Tuesday, September 17, 2019

Your Speakers for Archives Crawl 2019

As in years past, we are welcoming local subject experts to speak on various aspects of our theme. This year, three local historians will speak to Sacramento activism in both the nineteenth and twentieth centuries. Their presentations - lasting roughly 40 minutes each - will be held in the Sacramento Public Library's Tsakopoulos Galleria, located at 828 "I" Street. Here's the lineup and the times:

11:30 a.m. - "
A Failure of Preservation: The Settler’s Uprising" by Andrew McCleod

What happens when the struggle is not preserved? Early Sacramento was a hotbed of activism, including everything from direct action in the streets, to the Settlers' bloc in the assembly, to the rise of the Vigilantes. Our city’s land struggle would continue through the 1860s, with innovative organizing that evolved to address persistent ownership controversies. Although some recall the “Squatters’ Riot” we mostly forget the larger context of that uprising, and a deep silence obscures its terrifying aftermath.

1:00 p.m. - "The Criminal Syndicalism Trial of 1935" by William Burg
The 1935 "Criminal Syndicalism" trial was an attempt to prosecute members of the Cannery and Agricultural Workers Union (CAWIU) for their involvement with the Communist Party. But what was "criminal syndicalism"? The Sacramento District Attorney's case against eighteen CAWIU members was based on a 1919 law passed in response to the Industrial Workers of the World, an anarcho-syndicalist union whose actions included strikes, riots, sabotage, marches, and, allegedly, bombing of the Governor's Mansion. Historian William Burg will tell the story of the longest criminal trial in California history, and the decades of struggle between labor and capital that preceded it.

2:30 p.m. - "VietSac: Protest and the Vietnam War in California's Capital City" by James Scott Sacramento’s capital status made it a hub of activism during the Vietnam War, a conflict that claimed the lives of nearly 200 Sacramento County servicemen. Stop the Draft Week, Students for a Democratic Society and frequent protests at Sacramento State College highlighted an era of dissent quite unlike any other in the Capital City’s history.
  

Thursday, August 29, 2019

Behold, the Unveiling of our Limited Edition Coasters!
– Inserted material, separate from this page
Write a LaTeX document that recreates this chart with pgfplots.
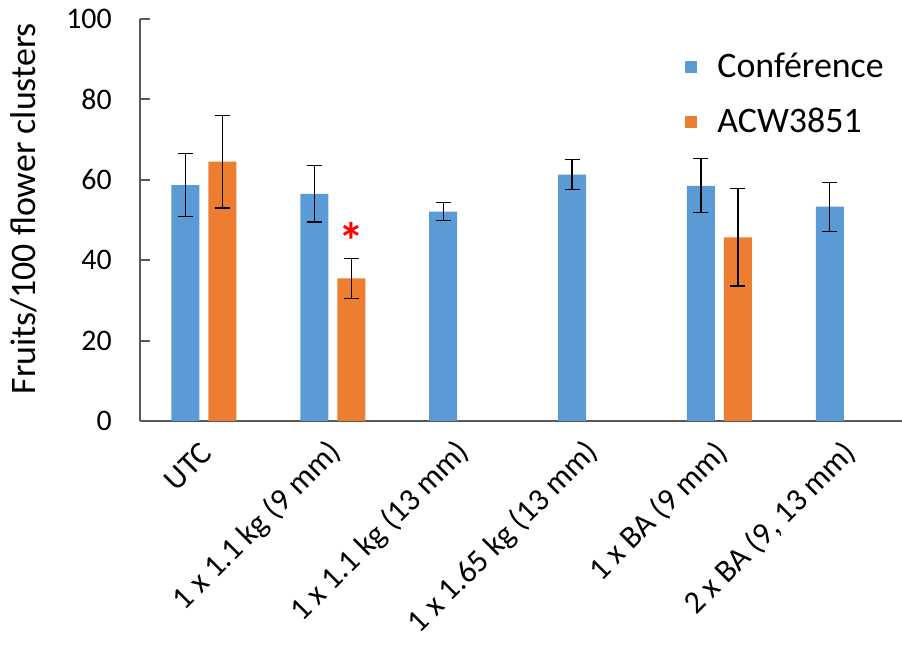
\documentclass[border=0pt]{standalone}
\usepackage{fontspec}
\setmainfont{Carlito}
\usepackage{pgfplots}
\pgfplotsset{compat=1.18}
\definecolor{confblue}{HTML}{5B9BD5}
\definecolor{acworange}{HTML}{ED7D31}
\definecolor{axisgray}{HTML}{595959}
\begin{document}
\begin{tikzpicture}
\useasboundingbox (0,0) rectangle (451bp,323bp);
\begin{axis}[
  at={(69.75bp,112.5bp)}, anchor=south west,
  scale only axis, width=381.5bp, height=201bp,
  xmin=-0.5, xmax=5.42, ymin=0, ymax=100,
  axis x line=bottom, axis y line=left,
  axis line style={axisgray, line width=1bp, -},
  ybar=4.5bp, bar width=14bp,
  xtick={0,...,5},
  xticklabels={UTC, 1 x 1.1 kg (9 mm), 1 x 1.1 kg (13 mm), 1 x 1.65 kg (13 mm), 1 x BA (9 mm), {2 x BA (9, 13 mm)}},
  x tick style={draw=none},
  xticklabel style={xshift=1.5bp, rotate=45, anchor=east, inner sep=0pt, font=\fontsize{16}{19}\selectfont},
  xticklabel shift=13.25bp,
  ytick={0,20,...,100},
  tick align=inside, major tick length=5bp,
  y tick style={axisgray, line width=1bp},
  yticklabel style={anchor=east, inner sep=0pt, xshift=-13.7bp, font=\fontsize{15}{18}\selectfont},
  /pgf/number format/assume math mode=true,
  ylabel={Fruits/100 flower clusters},
  ylabel style={at={(axis description cs:-0.1693,0.528)}, anchor=north, inner sep=0pt, font=\fontsize{18}{21}\selectfont},
  legend style={at={(axis description cs:0.715,0.927)}, anchor=north west, draw=none, fill=none,
    font=\fontsize{18}{21}\selectfont, row sep=10bp, inner sep=0pt,
    /tikz/every odd column/.append style={column sep=8bp}},
  legend cell align=left,
  legend image code/.code={\fill[#1,draw=none] (0bp,-3bp) rectangle (6bp,3bp);},
  error bars/y dir=both, error bars/y explicit,
  error bars/error bar style={black, line width=0.6bp},
  error bars/error mark options={rotate=90, mark size=3.75bp, line width=0.6bp, black},
]
\addplot[fill=confblue, draw=none] coordinates {
  (0,58.7) +- (0,7.8)
  (1,56.5) +- (0,7.0)
  (2,52.1) +- (0,2.3)
  (3,61.3) +- (0,3.7)
  (4,58.5) +- (0,6.7)
  (5,53.3) +- (0,6.1)
};
\addplot[fill=acworange, draw=none] coordinates {
  (0,64.5) +- (0,11.5)
  (1,35.5) +- (0,5.0)
  (4,45.7) +- (0,12.1)
};
\legend{Conférence, ACW3851}
\node[text=red, inner sep=0pt, font=\fontsize{26}{28}\selectfont\bfseries, xshift=9.25bp] at (axis cs:1,44.8) {*};
\end{axis}
\end{tikzpicture}
\end{document}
Please take in this official unveiling of 2019's Sacramento Archives Crawl coasters!  For crawlers who visit at least three of the four host locations (Center for Sacramento History, California State Archives, California State Library and Sacramento Public Library), these limited edition coasters are theirs. They capture Sacramentans making their voices heard through time - all celebrating this year's theme, Preserving the Struggle: Archives and Activism. Save the date! October 26, 10 am to 4 pm.

Thursday, June 13, 2019

Stand Up and Be Heard in 2019!

We are happy to announce the theme of the 2019 Sacramento Archives Crawl. This year we will be acknowledging the Sacramento region's proud heritage of protest with Preserving the Struggle: Archives and Activism. The topic offers a fascinating prism through which to view the democratic values and institutions of the Capital Area community, bounded by early events like the Squatters Riots to much more contemporary ones like the Stop the Draft Week activities of October and December 1967. If there's an event or cause that you'd love for us to represent though the archival record at one of our four host institutions, let us know!
In 1963, Congress of Racial Equality members protest within the Capitol to support the Rumford Fair Housing Act which outlawed “racial discrimination in housing accommodations.” Gov. Pat Brown (far right) and his grandchildren, Kathleen and Joey, engage protestors who used signage and singing to make their point. Of the protestors, Brown told his grandchildren, “It is perfectly all right for them...we all have our own ways of achieving our objectives.” Special Collections of the Sacramento Public Library.